### Information supplied
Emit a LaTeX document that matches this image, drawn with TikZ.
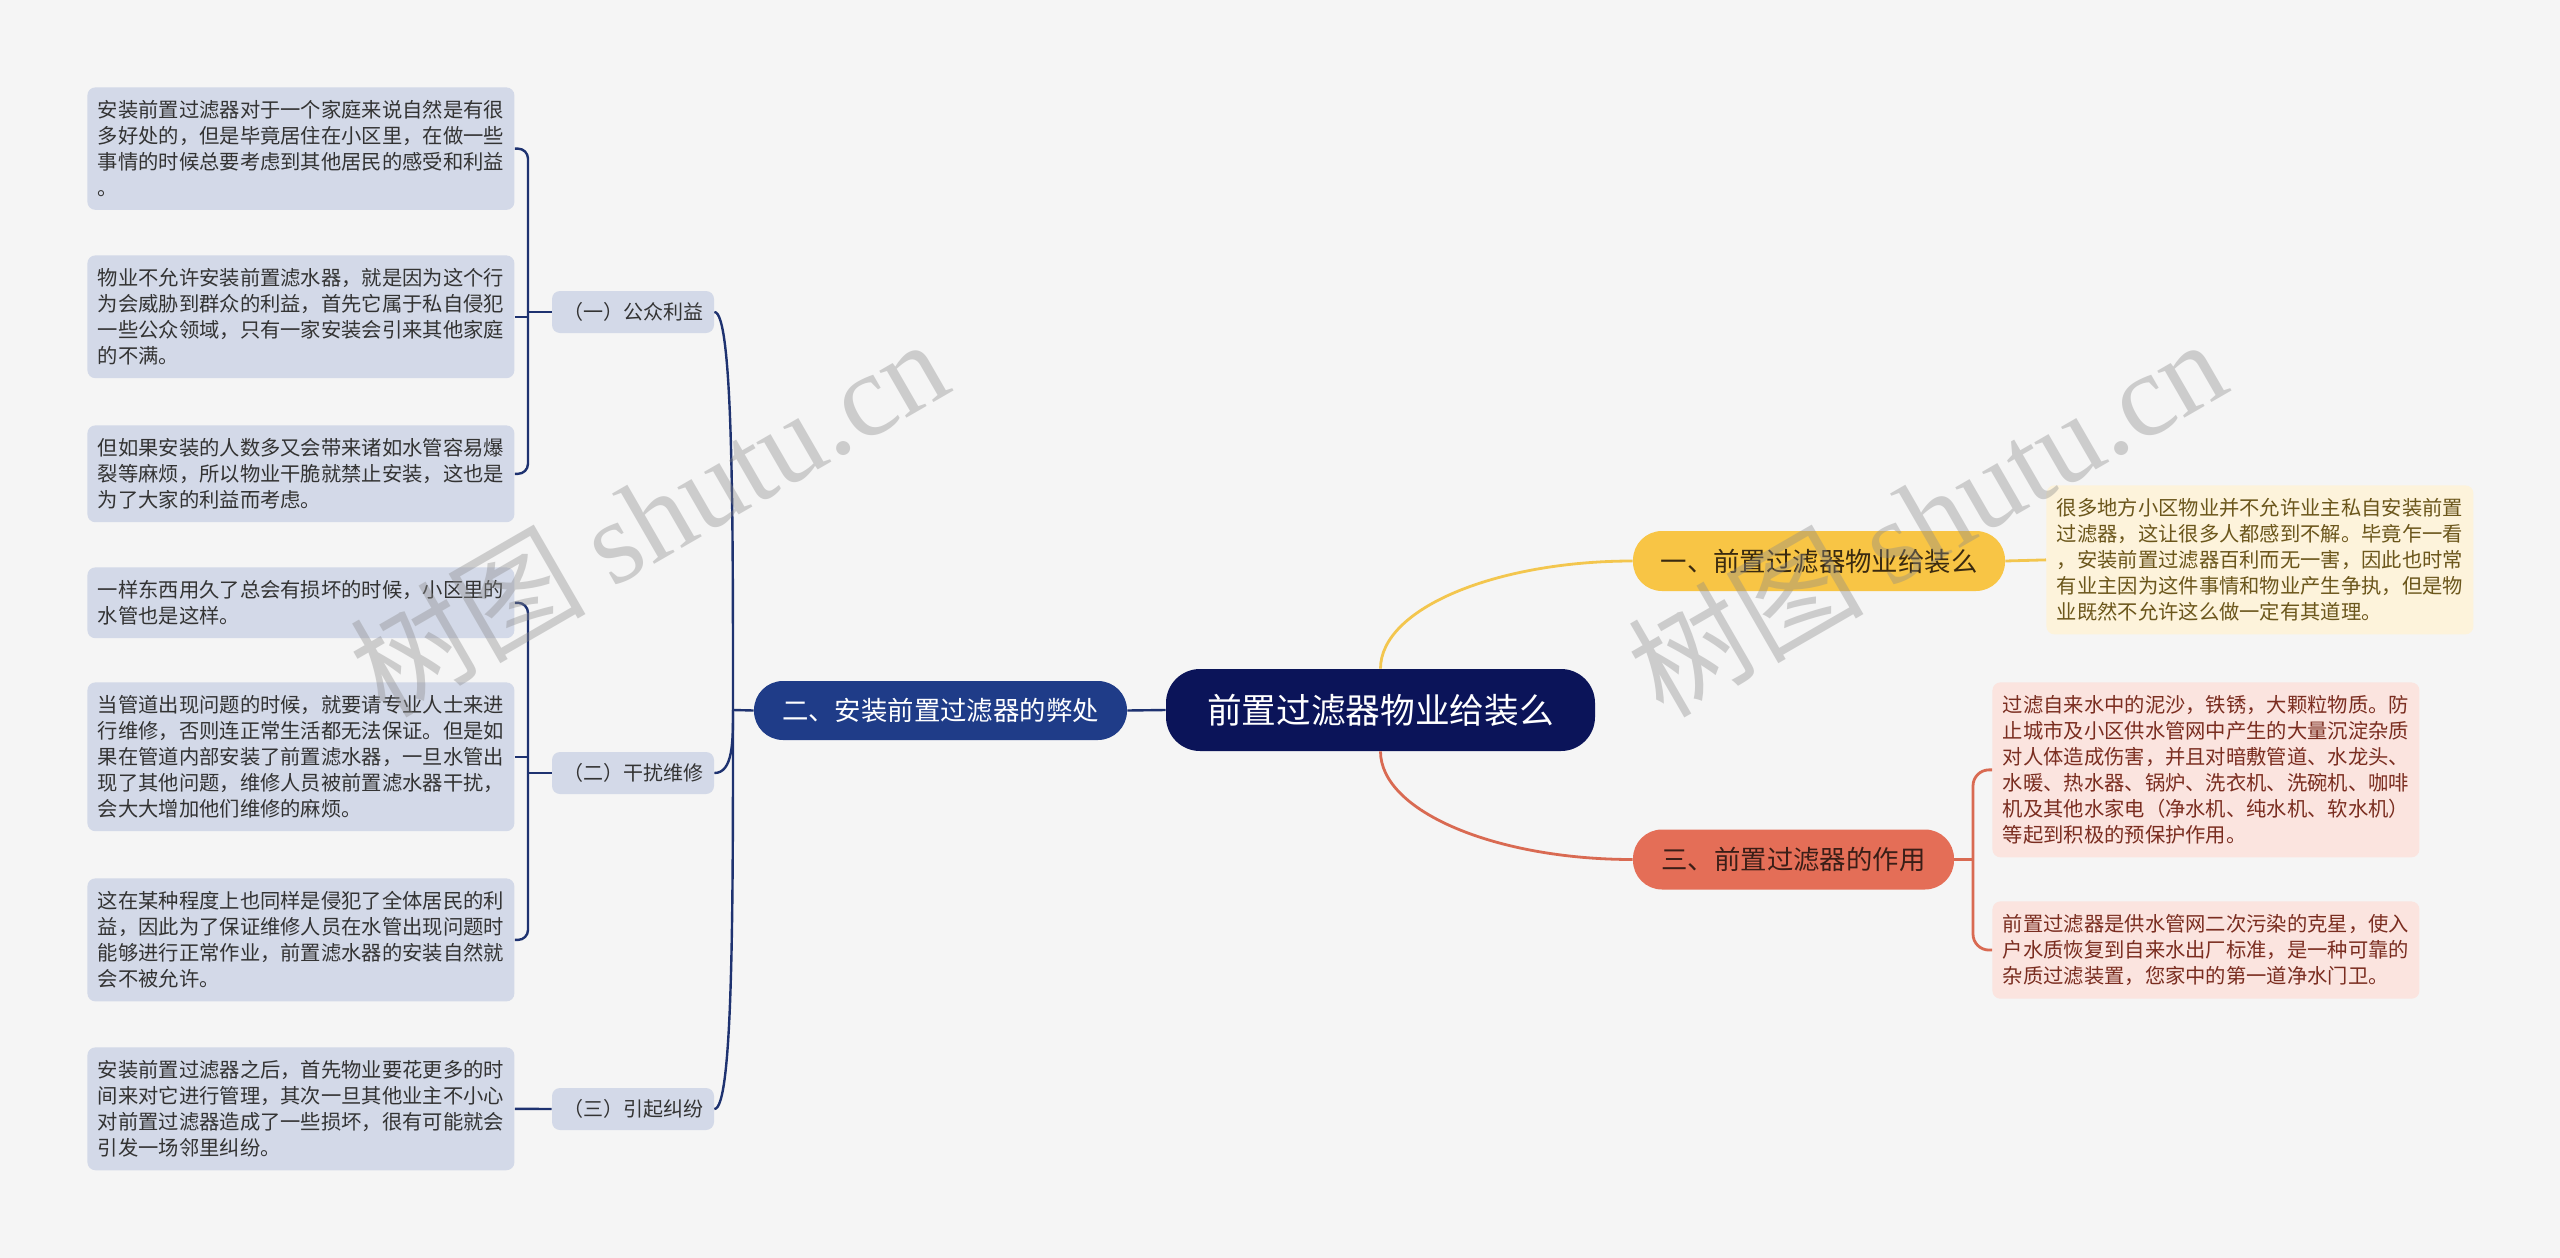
\documentclass[tikz,border=0pt]{standalone}
\usepackage{fontspec}
\setmainfont{Noto Sans CJK SC}
\newfontfamily\wmlatin{Liberation Serif}
\usetikzlibrary{calc}
\definecolor{bgc}{HTML}{F5F5F5}
\definecolor{rootc}{HTML}{0B1459}
\definecolor{navyc}{HTML}{1F3C88}
\definecolor{navyl}{HTML}{1E3270}
\definecolor{lavc}{HTML}{D3D9E8}
\definecolor{darkt}{HTML}{333333}
\definecolor{yelc}{HTML}{F8C545}
\definecolor{yell}{HTML}{F3C64E}
\definecolor{creamc}{HTML}{FDF3DB}
\definecolor{olivet}{HTML}{6B561B}
\definecolor{salc}{HTML}{E46E57}
\definecolor{sall}{HTML}{D96A52}
\definecolor{pinkc}{HTML}{FBE4DF}
\definecolor{redt}{HTML}{7A2D20}
\definecolor{brt}{HTML}{3A2A10}
\definecolor{b3t}{HTML}{3A1E17}
\definecolor{wmc}{HTML}{8A8A8A}
\tikzset{
  leafbase/.style={rounded corners=4pt, inner xsep=5.25pt, inner ysep=6.5pt,
    text width=203pt, align=left, font=\fontsize{10.15}{13}\selectfont, anchor=north west},
  leafL/.style={leafbase, fill=lavc, text=darkt},
  leafY/.style={leafbase, fill=creamc, text=olivet},
  leafR/.style={leafbase, fill=pinkc, text=redt},
  subn/.style={fill=lavc, text=darkt, rounded corners=4pt, minimum width=81pt,
    minimum height=21pt, inner sep=0pt, font=\fontsize{10}{12}\selectfont},
  brn/.style={rounded corners=14.5pt, minimum height=30pt, inner sep=0pt,
    font=\fontsize{13.2}{16}\selectfont},
  rootn/.style={fill=rootc, text=white, rounded corners=17pt, minimum width=214.5pt,
    minimum height=41pt, inner sep=0pt, font=\fontsize{17.35}{20}\selectfont},
  conN/.style={draw=navyl, line width=1.2pt},
  conY/.style={draw=yell, line width=1.4pt},
  conS/.style={draw=sall, line width=1.4pt},
  wm/.style={text=wmc, text opacity=0.38, font=\fontsize{59}{62}\selectfont, inner sep=0pt}
}
\begin{document}
\begin{tikzpicture}[x=0.5pt,y=-0.5pt]
\fill[bgc] (0,0) rectangle (2560,1258);
\useasboundingbox (0,0) rectangle (2560,1258);

% central and main branches
\node[rootn] (root) at (1380.5,710) {前置过滤器物业给装么};
\node[brn, fill=navyc, text=white, minimum width=186.5pt, minimum height=29.5pt] (b2) at (940.5,710.5) {二、安装前置过滤器的弊处};
\node[brn, fill=yelc, text=brt, minimum width=186pt] (b1) at (1819,561) {一、前置过滤器物业给装么};
\node[brn, fill=salc, text=b3t, minimum width=160.5pt] (b3) at (1793.5,859.5) {三、前置过滤器的作用};

% sub nodes
\node[subn] (s1) at (633,312) {（一）公众利益};
\node[subn] (s2) at (633,773) {（二）干扰维修};
\node[subn] (s3) at (633,1109) {（三）引起纠纷};

% left leaves
\node[leafL] (L1) at (87,87) {安装前置过滤器对于一个家庭来说自然是有很\\多好处的，但是毕竟居住在小区里，在做一些\\事情的时候总要考虑到其他居民的感受和利益\\。};
\node[leafL] (L2) at (87,255) {物业不允许安装前置滤水器，就是因为这个行\\为会威胁到群众的利益，首先它属于私自侵犯\\一些公众领域，只有一家安装会引来其他家庭\\的不满。};
\node[leafL] (L3) at (87,425) {但如果安装的人数多又会带来诸如水管容易爆\\裂等麻烦，所以物业干脆就禁止安装，这也是\\为了大家的利益而考虑。};
\node[leafL] (L4) at (87,567) {一样东西用久了总会有损坏的时候，小区里的\\水管也是这样。};
\node[leafL] (L5) at (87,682) {当管道出现问题的时候，就要请专业人士来进\\行维修，否则连正常生活都无法保证。但是如\\果在管道内部安装了前置滤水器，一旦水管出\\现了其他问题，维修人员被前置滤水器干扰，\\会大大增加他们维修的麻烦。};
\node[leafL] (L6) at (87,878) {这在某种程度上也同样是侵犯了全体居民的利\\益，因此为了保证维修人员在水管出现问题时\\能够进行正常作业，前置滤水器的安装自然就\\会不被允许。};
\node[leafL] (L7) at (87,1047) {安装前置过滤器之后，首先物业要花更多的时\\间来对它进行管理，其次一旦其他业主不小心\\对前置过滤器造成了一些损坏，很有可能就会\\引发一场邻里纠纷。};

% right leaves
\node[leafY] (r1) at (2046,485) {很多地方小区物业并不允许业主私自安装前置\\过滤器，这让很多人都感到不解。毕竟乍一看\\，安装前置过滤器百利而无一害，因此也时常\\有业主因为这件事情和物业产生争执，但是物\\业既然不允许这么做一定有其道理。};
\node[leafR] (r3a) at (1992,682) {过滤自来水中的泥沙，铁锈，大颗粒物质。防\\止城市及小区供水管网中产生的大量沉淀杂质\\对人体造成伤害，并且对暗敷管道、水龙头、\\水暖、热水器、锅炉、洗衣机、洗碗机、咖啡\\机及其他水家电（净水机、纯水机、软水机）\\等起到积极的预保护作用。};
\node[leafR] (r3b) at (1992,901) {前置过滤器是供水管网二次污染的克星，使入\\户水质恢复到自来水出厂标准，是一种可靠的\\杂质过滤装置，您家中的第一道净水门卫。};

% connectors: root to branches
\draw[conY] (root.north) .. controls +(0,-60) and +(-137,0) .. (b1.west);
\draw[conS] (root.south) .. controls +(0,60) and +(-137,0) .. (b3.west);
\draw[conN] (root.west) -- (b2.east);

% branch 2 to sub nodes
\coordinate (J2) at (733,710);
\draw[conN] (b2.west) -- (J2);
\foreach \s in {s1,s2,s3}{
  \draw[conN] (J2) .. controls ($(J2)!0.5!(J2 |- \s.east)$) and (J2 |- \s.east) .. (\s.east);
}

% sub nodes to left leaves
\coordinate (Lx) at (528,0);
\draw[conN] (s1.west) -- (s1.west -| Lx);
\draw[conN, rounded corners=5pt] (L1.east) -| (L3.east -| Lx) -- (L3.east);
\draw[conN] (L2.east) -- (L2.east -| Lx);
\draw[conN] (s2.west) -- (s2.west -| Lx);
\draw[conN, rounded corners=5pt] (L4.east) -| (L6.east -| Lx) -- (L6.east);
\draw[conN] (L5.east) -- (L5.east -| Lx);
\draw[conN] (s3.west) -- (L7.east);

% right side
\draw[conY] (b1.east) -- (r1.west);
\coordinate (Rx) at (1973,0);
\draw[conS] (b3.east) -- (b3.east -| Rx);
\draw[conS, rounded corners=8pt] (r3a.west) -| (r3b.west -| Rx) -- (r3b.west);

% watermarks
\node[wm, rotate=30] (wm1) at (648,516) {树图 {\wmlatin shutu.cn}};
\node[wm, rotate=30] (wm2) at (1926,516) {树图 {\wmlatin shutu.cn}};
\end{tikzpicture}
\end{document}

### Challenge
Word for word, quote the full listing, omitting every picture.

### Exercise answer
Emit a LaTeX document that matches this image, drawn with TikZ.
\documentclass[tikz,border=0pt]{standalone}
\usepackage{fontspec}
\setmainfont{Noto Sans CJK SC}
\newfontfamily\wmlatin{Liberation Serif}
\usetikzlibrary{calc}
\definecolor{bgc}{HTML}{F5F5F5}
\definecolor{rootc}{HTML}{0B1459}
\definecolor{navyc}{HTML}{1F3C88}
\definecolor{navyl}{HTML}{1E3270}
\definecolor{lavc}{HTML}{D3D9E8}
\definecolor{darkt}{HTML}{333333}
\definecolor{yelc}{HTML}{F8C545}
\definecolor{yell}{HTML}{F3C64E}
\definecolor{creamc}{HTML}{FDF3DB}
\definecolor{olivet}{HTML}{6B561B}
\definecolor{salc}{HTML}{E46E57}
\definecolor{sall}{HTML}{D96A52}
\definecolor{pinkc}{HTML}{FBE4DF}
\definecolor{redt}{HTML}{7A2D20}
\definecolor{brt}{HTML}{3A2A10}
\definecolor{b3t}{HTML}{3A1E17}
\definecolor{wmc}{HTML}{8A8A8A}
\tikzset{
  leafbase/.style={rounded corners=4pt, inner xsep=5.25pt, inner ysep=6.5pt,
    text width=203pt, align=left, font=\fontsize{10.15}{13}\selectfont, anchor=north west},
  leafL/.style={leafbase, fill=lavc, text=darkt},
  leafY/.style={leafbase, fill=creamc, text=olivet},
  leafR/.style={leafbase, fill=pinkc, text=redt},
  subn/.style={fill=lavc, text=darkt, rounded corners=4pt, minimum width=81pt,
    minimum height=21pt, inner sep=0pt, font=\fontsize{10}{12}\selectfont},
  brn/.style={rounded corners=14.5pt, minimum height=30pt, inner sep=0pt,
    font=\fontsize{13.2}{16}\selectfont},
  rootn/.style={fill=rootc, text=white, rounded corners=17pt, minimum width=214.5pt,
    minimum height=41pt, inner sep=0pt, font=\fontsize{17.35}{20}\selectfont},
  conN/.style={draw=navyl, line width=1.2pt},
  conY/.style={draw=yell, line width=1.4pt},
  conS/.style={draw=sall, line width=1.4pt},
  wm/.style={text=wmc, text opacity=0.38, font=\fontsize{59}{62}\selectfont, inner sep=0pt}
}
\begin{document}
\begin{tikzpicture}[x=0.5pt,y=-0.5pt]
\fill[bgc] (0,0) rectangle (2560,1258);
\useasboundingbox (0,0) rectangle (2560,1258);

% central and main branches
\node[rootn] (root) at (1380.5,710) {前置过滤器物业给装么};
\node[brn, fill=navyc, text=white, minimum width=186.5pt, minimum height=29.5pt] (b2) at (940.5,710.5) {二、安装前置过滤器的弊处};
\node[brn, fill=yelc, text=brt, minimum width=186pt] (b1) at (1819,561) {一、前置过滤器物业给装么};
\node[brn, fill=salc, text=b3t, minimum width=160.5pt] (b3) at (1793.5,859.5) {三、前置过滤器的作用};

% sub nodes
\node[subn] (s1) at (633,312) {（一）公众利益};
\node[subn] (s2) at (633,773) {（二）干扰维修};
\node[subn] (s3) at (633,1109) {（三）引起纠纷};

% left leaves
\node[leafL] (L1) at (87,87) {安装前置过滤器对于一个家庭来说自然是有很\\多好处的，但是毕竟居住在小区里，在做一些\\事情的时候总要考虑到其他居民的感受和利益\\。};
\node[leafL] (L2) at (87,255) {物业不允许安装前置滤水器，就是因为这个行\\为会威胁到群众的利益，首先它属于私自侵犯\\一些公众领域，只有一家安装会引来其他家庭\\的不满。};
\node[leafL] (L3) at (87,425) {但如果安装的人数多又会带来诸如水管容易爆\\裂等麻烦，所以物业干脆就禁止安装，这也是\\为了大家的利益而考虑。};
\node[leafL] (L4) at (87,567) {一样东西用久了总会有损坏的时候，小区里的\\水管也是这样。};
\node[leafL] (L5) at (87,682) {当管道出现问题的时候，就要请专业人士来进\\行维修，否则连正常生活都无法保证。但是如\\果在管道内部安装了前置滤水器，一旦水管出\\现了其他问题，维修人员被前置滤水器干扰，\\会大大增加他们维修的麻烦。};
\node[leafL] (L6) at (87,878) {这在某种程度上也同样是侵犯了全体居民的利\\益，因此为了保证维修人员在水管出现问题时\\能够进行正常作业，前置滤水器的安装自然就\\会不被允许。};
\node[leafL] (L7) at (87,1047) {安装前置过滤器之后，首先物业要花更多的时\\间来对它进行管理，其次一旦其他业主不小心\\对前置过滤器造成了一些损坏，很有可能就会\\引发一场邻里纠纷。};

% right leaves
\node[leafY] (r1) at (2046,485) {很多地方小区物业并不允许业主私自安装前置\\过滤器，这让很多人都感到不解。毕竟乍一看\\，安装前置过滤器百利而无一害，因此也时常\\有业主因为这件事情和物业产生争执，但是物\\业既然不允许这么做一定有其道理。};
\node[leafR] (r3a) at (1992,682) {过滤自来水中的泥沙，铁锈，大颗粒物质。防\\止城市及小区供水管网中产生的大量沉淀杂质\\对人体造成伤害，并且对暗敷管道、水龙头、\\水暖、热水器、锅炉、洗衣机、洗碗机、咖啡\\机及其他水家电（净水机、纯水机、软水机）\\等起到积极的预保护作用。};
\node[leafR] (r3b) at (1992,901) {前置过滤器是供水管网二次污染的克星，使入\\户水质恢复到自来水出厂标准，是一种可靠的\\杂质过滤装置，您家中的第一道净水门卫。};

% connectors: root to branches
\draw[conY] (root.north) .. controls +(0,-60) and +(-137,0) .. (b1.west);
\draw[conS] (root.south) .. controls +(0,60) and +(-137,0) .. (b3.west);
\draw[conN] (root.west) -- (b2.east);

% branch 2 to sub nodes
\coordinate (J2) at (733,710);
\draw[conN] (b2.west) -- (J2);
\foreach \s in {s1,s2,s3}{
  \draw[conN] (J2) .. controls ($(J2)!0.5!(J2 |- \s.east)$) and (J2 |- \s.east) .. (\s.east);
}

% sub nodes to left leaves
\coordinate (Lx) at (528,0);
\draw[conN] (s1.west) -- (s1.west -| Lx);
\draw[conN, rounded corners=5pt] (L1.east) -| (L3.east -| Lx) -- (L3.east);
\draw[conN] (L2.east) -- (L2.east -| Lx);
\draw[conN] (s2.west) -- (s2.west -| Lx);
\draw[conN, rounded corners=5pt] (L4.east) -| (L6.east -| Lx) -- (L6.east);
\draw[conN] (L5.east) -- (L5.east -| Lx);
\draw[conN] (s3.west) -- (L7.east);

% right side
\draw[conY] (b1.east) -- (r1.west);
\coordinate (Rx) at (1973,0);
\draw[conS] (b3.east) -- (b3.east -| Rx);
\draw[conS, rounded corners=8pt] (r3a.west) -| (r3b.west -| Rx) -- (r3b.west);

% watermarks
\node[wm, rotate=30] (wm1) at (648,516) {树图 {\wmlatin shutu.cn}};
\node[wm, rotate=30] (wm2) at (1926,516) {树图 {\wmlatin shutu.cn}};
\end{tikzpicture}
\end{document}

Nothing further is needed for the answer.